Centerbank, based in Waterbury, Conn., stopped accumulating mortgages for its portfolio a few years ago. And no wonder.

With the slump in the New England real estate market and the stagnation of the region's economy, the bank lost money from 1989 through 1991 because of bad loans.

But the bank didn't leave the mortgage business. It just changed its focus.

Eager to avoid risk from both credit and interest rates, the bank took to originating loans and selling them all on the secondary market, through its Centerbank Mortgage Co.

Going Forward

Nowadays, the mortgage unit is clearly on the move. Lending volume more than doubled last year, to $2 billion, and last month the unit agreed to buy the assets of Beneficial Mortgage Corp.

The package includes $1.6 billion of servicing rights, which will bring Centerbank's total servicing portfolio to $7.1 billion. Centerbank will also get a network of correspondent lenders that originated $800 million in loans last year.

Perhaps the most significant acquisition, though, came early in 1989 - and it entailed a person rather than a company. The mortgage unit hired Thomas C. Brown as president and chief executive. He had been an executive vice president of Goldome Realty Credit Corp., Buffalo.

Earlier, Mr. Brown was managing director of the real estate finance group at Merrill Lynch & Co. and chairman of Merrill Lynch Mortgage Backed Securities Inc.

Strategic Shift

Starting from nearly zero, Mr. Brown has built Centerbank Mortgage into a national business servicing or originating loans in 40 states.

The bank has just this year begun to take a few mortgages into its portfolio when its asset-and-liability strategy permits. With nationwide originations, geographic diversification is readily available.

This strategic shift has helped Centerbank climb back into the black. It showed a profit of more than $7 million in 1992, partly on the strength of a surge in loan originations by the mortgage unit.

"Our strategy is to diversify our balance sheet in a way that better positions us into the year 2000 as a financial services business. Previously, we had been primarily a bank, but in 1986 we decided to diversify," says Robert J. Narkis, chairman and chief executive.

Developing a Presence

That strategy stayed on the back burner until a management change was made late in 1989 and Mr. Narkis, a lawyer, became chairman. He had been a board member for 22 years.
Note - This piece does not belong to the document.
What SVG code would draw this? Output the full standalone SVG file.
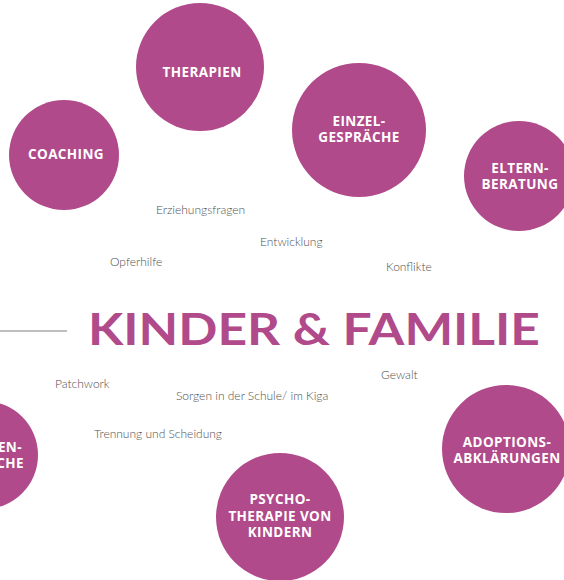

"At that point, we decided our strategy was correct, and we provided $34 million to grow the mortgage business - to acquire servicing and become a presence in mortgage banking."

The investment has paid off, with originations more than doubling in 1992. With the acquisition of Beneficial's origination capability, in addition to some ambitious marketing plans, Mr. Brown is looking for additional growth this year.

He is especially proud of the fact that the servicing portfolio grew last year because originations were strong enough to replace heavy runoff from refinancings.

Expansion Efforts

The national scope of the mortgage company has helped break Centerbank out of lockstep with the New England economy. Now, 80% of mortgage revenues come from outside Connecticut.

Part of Mr. Brown's expansion plan is the development of a large network of storefront loan offices called the Mortgage Corner, some of them in partnership with real estate brokers.

He is also pressing for new production from a joint venture established last year with the American Automobile Association. The venture markets mortgages to AAA members at a preferred rate.

"A lot of lenders are beginning to pursue affinity lending." says Mr. Brown. "We are looking for ways to have a more direct line to the customer. Our origination costs are lower in these arrangements because we can do centralized originations. But the market is competitive in terms of pricing. Since we process and underwrite centrally, it's easy business for us to do."

Nurturing a Hybrid

The success of the mortgage company has played neatly into Centerbank's overall strategy.

"We're small to mid-size, and we're almost the sole remaining independent bank in Connecticut," says Mr. Nakris. "But we compete head-on with Fleet, with Shawmut, and with community banks in our area."

Mr. Nakris now sees Centerbank as a hybrid: a supercommunity bank serving three separate areas of Connecticut - Meriden, Waterbury, and New Haven - and a diversified financial services company without geographic constraints. It acquired the assets of two failed thrifts in 1991.

The bank has also been developing a leasing business, which has shown rapid growth recently, and has its eyes on forming a trust operation.

Meanwhile, the success of the mortgage business is providing the bank with a lot of the momentum it needs to accomplish its transition into a new-age hybrid.